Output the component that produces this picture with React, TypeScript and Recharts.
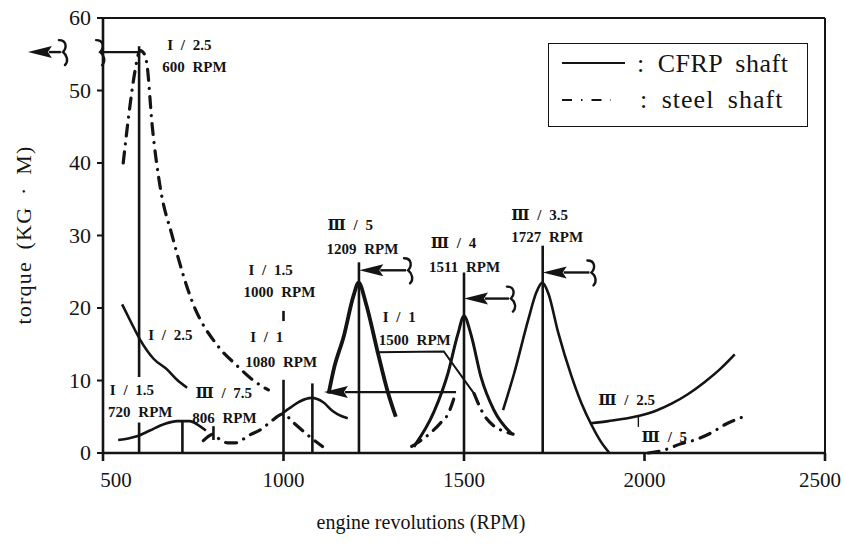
┄┄┄┄┄┄
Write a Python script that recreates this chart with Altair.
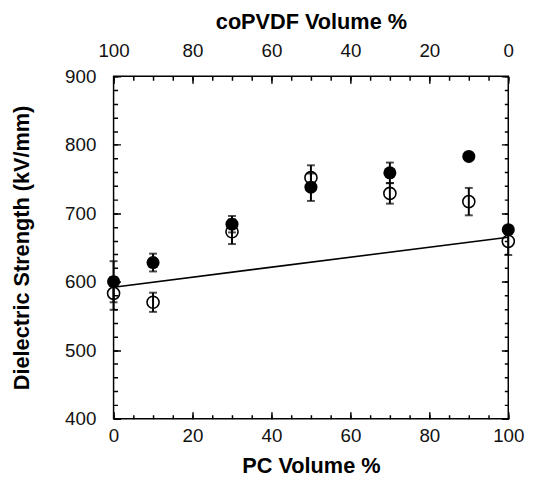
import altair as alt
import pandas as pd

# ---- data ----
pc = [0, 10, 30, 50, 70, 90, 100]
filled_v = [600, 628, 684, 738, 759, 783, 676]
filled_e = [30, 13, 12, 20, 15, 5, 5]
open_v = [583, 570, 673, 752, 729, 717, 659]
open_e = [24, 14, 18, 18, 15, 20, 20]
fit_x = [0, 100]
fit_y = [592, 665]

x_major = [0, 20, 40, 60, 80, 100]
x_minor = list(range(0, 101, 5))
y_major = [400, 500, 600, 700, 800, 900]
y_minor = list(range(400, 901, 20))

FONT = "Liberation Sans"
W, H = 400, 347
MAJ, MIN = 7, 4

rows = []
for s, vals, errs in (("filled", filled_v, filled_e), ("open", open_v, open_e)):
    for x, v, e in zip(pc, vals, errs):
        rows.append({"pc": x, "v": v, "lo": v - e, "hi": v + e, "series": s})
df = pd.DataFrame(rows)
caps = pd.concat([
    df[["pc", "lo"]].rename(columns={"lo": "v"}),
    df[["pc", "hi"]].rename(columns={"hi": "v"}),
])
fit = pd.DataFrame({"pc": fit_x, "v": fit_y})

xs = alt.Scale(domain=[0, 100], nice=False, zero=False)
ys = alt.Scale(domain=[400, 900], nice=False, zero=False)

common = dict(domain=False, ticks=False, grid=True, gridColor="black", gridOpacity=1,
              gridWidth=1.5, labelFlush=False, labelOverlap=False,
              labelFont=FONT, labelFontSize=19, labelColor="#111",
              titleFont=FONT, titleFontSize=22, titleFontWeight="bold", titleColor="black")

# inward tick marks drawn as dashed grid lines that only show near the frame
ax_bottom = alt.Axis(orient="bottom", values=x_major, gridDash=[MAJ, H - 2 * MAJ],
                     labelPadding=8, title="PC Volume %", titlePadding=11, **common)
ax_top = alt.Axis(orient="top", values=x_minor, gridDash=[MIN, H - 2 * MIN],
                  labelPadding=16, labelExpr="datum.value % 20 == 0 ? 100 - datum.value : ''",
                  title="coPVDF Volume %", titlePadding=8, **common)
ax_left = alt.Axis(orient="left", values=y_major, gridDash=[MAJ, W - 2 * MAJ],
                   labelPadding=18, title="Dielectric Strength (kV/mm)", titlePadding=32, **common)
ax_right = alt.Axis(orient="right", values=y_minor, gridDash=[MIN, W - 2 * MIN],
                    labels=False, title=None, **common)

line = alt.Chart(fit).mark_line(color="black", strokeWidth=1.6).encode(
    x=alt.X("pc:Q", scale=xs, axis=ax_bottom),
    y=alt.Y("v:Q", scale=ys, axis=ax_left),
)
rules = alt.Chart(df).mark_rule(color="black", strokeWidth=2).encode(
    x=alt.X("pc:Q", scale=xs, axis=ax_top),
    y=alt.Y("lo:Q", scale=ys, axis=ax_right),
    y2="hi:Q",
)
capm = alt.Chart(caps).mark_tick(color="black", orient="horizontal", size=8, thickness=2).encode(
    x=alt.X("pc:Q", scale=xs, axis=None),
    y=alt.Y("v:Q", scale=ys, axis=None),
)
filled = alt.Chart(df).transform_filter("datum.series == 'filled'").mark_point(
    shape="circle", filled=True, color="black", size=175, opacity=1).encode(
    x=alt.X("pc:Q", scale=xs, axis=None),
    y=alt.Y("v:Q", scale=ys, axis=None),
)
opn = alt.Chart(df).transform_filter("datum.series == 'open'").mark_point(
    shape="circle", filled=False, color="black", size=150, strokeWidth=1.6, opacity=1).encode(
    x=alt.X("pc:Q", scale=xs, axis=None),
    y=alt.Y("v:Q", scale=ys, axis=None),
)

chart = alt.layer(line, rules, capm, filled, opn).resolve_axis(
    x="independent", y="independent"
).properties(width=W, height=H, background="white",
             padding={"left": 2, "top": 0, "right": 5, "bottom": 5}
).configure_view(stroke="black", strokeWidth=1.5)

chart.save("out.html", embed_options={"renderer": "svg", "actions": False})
┄┄┄┄┄┄
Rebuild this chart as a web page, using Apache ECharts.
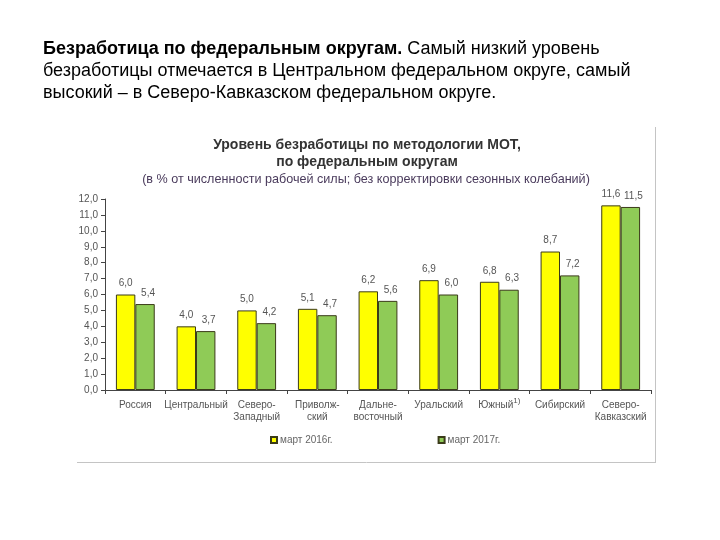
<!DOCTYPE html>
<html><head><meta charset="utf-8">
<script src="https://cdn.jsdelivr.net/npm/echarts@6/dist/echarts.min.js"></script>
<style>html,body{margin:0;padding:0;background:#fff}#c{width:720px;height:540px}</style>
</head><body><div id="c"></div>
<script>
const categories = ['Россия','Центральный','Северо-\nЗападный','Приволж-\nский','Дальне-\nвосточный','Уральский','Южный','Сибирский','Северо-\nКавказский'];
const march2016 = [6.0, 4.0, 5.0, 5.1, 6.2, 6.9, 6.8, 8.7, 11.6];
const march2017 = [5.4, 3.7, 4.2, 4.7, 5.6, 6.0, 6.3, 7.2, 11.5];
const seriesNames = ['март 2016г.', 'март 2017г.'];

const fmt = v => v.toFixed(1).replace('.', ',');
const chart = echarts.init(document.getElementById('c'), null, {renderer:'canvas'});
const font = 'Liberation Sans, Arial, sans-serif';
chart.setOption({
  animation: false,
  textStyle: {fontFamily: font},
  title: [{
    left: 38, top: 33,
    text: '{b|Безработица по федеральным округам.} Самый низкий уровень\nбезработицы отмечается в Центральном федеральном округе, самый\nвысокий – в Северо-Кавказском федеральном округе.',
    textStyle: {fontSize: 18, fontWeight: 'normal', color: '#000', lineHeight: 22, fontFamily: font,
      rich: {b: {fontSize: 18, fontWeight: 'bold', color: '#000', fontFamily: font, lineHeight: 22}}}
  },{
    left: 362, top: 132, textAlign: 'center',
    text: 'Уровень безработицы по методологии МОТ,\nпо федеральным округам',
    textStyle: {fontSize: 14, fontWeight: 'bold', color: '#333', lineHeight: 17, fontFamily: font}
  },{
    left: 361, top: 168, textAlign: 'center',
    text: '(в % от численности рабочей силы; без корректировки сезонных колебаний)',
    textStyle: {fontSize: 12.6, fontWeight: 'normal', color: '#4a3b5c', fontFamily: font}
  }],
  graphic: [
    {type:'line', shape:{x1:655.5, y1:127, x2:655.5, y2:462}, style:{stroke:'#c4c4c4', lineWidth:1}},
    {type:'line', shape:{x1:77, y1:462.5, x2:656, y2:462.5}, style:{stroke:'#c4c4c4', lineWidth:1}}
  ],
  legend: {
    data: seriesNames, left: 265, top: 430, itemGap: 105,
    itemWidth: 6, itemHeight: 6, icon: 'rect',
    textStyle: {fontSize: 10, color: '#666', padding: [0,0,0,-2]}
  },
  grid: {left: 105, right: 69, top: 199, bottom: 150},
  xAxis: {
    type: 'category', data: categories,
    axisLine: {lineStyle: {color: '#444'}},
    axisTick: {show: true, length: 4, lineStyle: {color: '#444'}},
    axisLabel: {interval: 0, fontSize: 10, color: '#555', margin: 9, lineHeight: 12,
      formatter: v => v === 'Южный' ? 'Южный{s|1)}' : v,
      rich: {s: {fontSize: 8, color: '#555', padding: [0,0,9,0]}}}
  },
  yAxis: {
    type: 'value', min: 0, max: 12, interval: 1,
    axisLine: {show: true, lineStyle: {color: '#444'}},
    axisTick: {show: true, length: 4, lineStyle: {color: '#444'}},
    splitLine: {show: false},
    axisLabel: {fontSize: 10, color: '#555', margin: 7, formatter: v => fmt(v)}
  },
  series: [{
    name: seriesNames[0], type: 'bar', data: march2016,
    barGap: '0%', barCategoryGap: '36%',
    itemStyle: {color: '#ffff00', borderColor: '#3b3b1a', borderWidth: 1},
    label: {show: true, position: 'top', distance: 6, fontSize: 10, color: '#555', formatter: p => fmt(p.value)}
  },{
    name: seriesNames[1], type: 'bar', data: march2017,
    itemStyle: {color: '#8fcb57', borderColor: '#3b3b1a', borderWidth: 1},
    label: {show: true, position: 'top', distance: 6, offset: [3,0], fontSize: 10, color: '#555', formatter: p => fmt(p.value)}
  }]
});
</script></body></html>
┄┄┄┄┄┄
*Aim of the task*
Only the lines from the one with "Write a Python" through the one with "import pandas as pd", both included, go in the copy, exactly as written. Leave the pictures behind.

*Complete answer*
Write a Python script that recreates this chart with Altair.
import altair as alt
import pandas as pd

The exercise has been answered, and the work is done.